Last week Computerworld ran a story about a recent NSW Auditor-General's report on the state's Dep-artment of Commerce enterprise software overhaul. The department will now shell out an additional $5 million of taxpayers' money to displace one of the core legacy systems, extending SAP's footprint to encompass the entire business.
The result of this looks promising. Savings are expected to exceed the $50 million mark over the next five years - hooray for prudent software contract management!
But that's far from the whole story.
The original contract inked by the department was set at $15 million but the AG's report stated the project value will increase to $20 million "mainly" due to a re-scope which involved the replacement of yet another system.
Without pointing the finger at anyone as to why the original project ran over budget by some 33 percent, this case definitely raises questions as to how diligently enterprise software procurement is conducted by the wider enterprise and government sectors.
To analyze the situation, let's take a step back.
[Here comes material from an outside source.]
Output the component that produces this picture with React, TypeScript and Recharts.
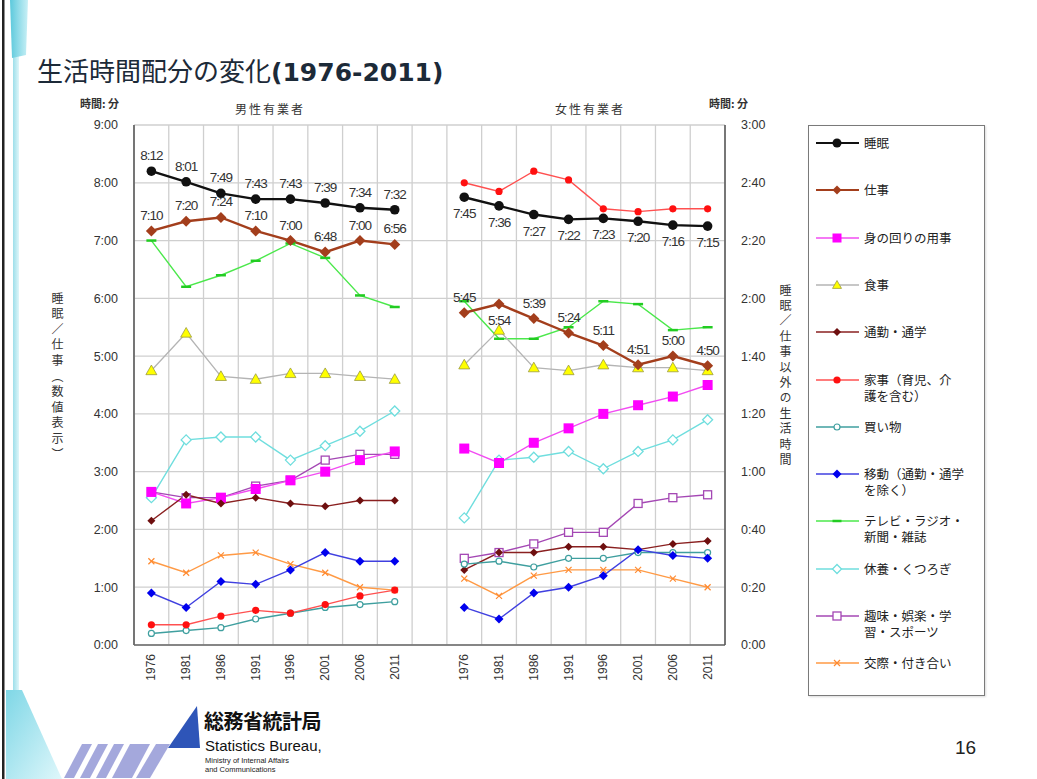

The Department of Commerce knew from the outset that it needed to consolidate its software infrastructure. To do this would require a significant investment in an enterprise app and the decision to go with SAP was as good as any other vendor in this space. With that in mind, why didn't the department refuse to sign anything other than an enterprise-wide SAP licence to the value of $15 million?
(Question for other enterprise software vendors - would you have said no to that?)
Scope-creep, re-scoping, or an honest to goodness blow-out, there will always be some variance when dealing with large software implementation projects, and with the sums we are talking about here the clear winner is the vendor.
Even a medium-sized business like IDG has site licences for a number of software products, which, at the very least, spares us from becoming embroiled in licence management paperwork.
All customers of enterprise software must be diligent in recognizing the scope of deployments. It's a tad late to sign off on a $15 million software project and say "oh, by the way, we have this legacy system we may as well replace while we're at it", and be forced to cough up an additional 30 percent. It's time to push vendorland into an era of site licensing as the norm - and put an end to this money-milking while we're at it.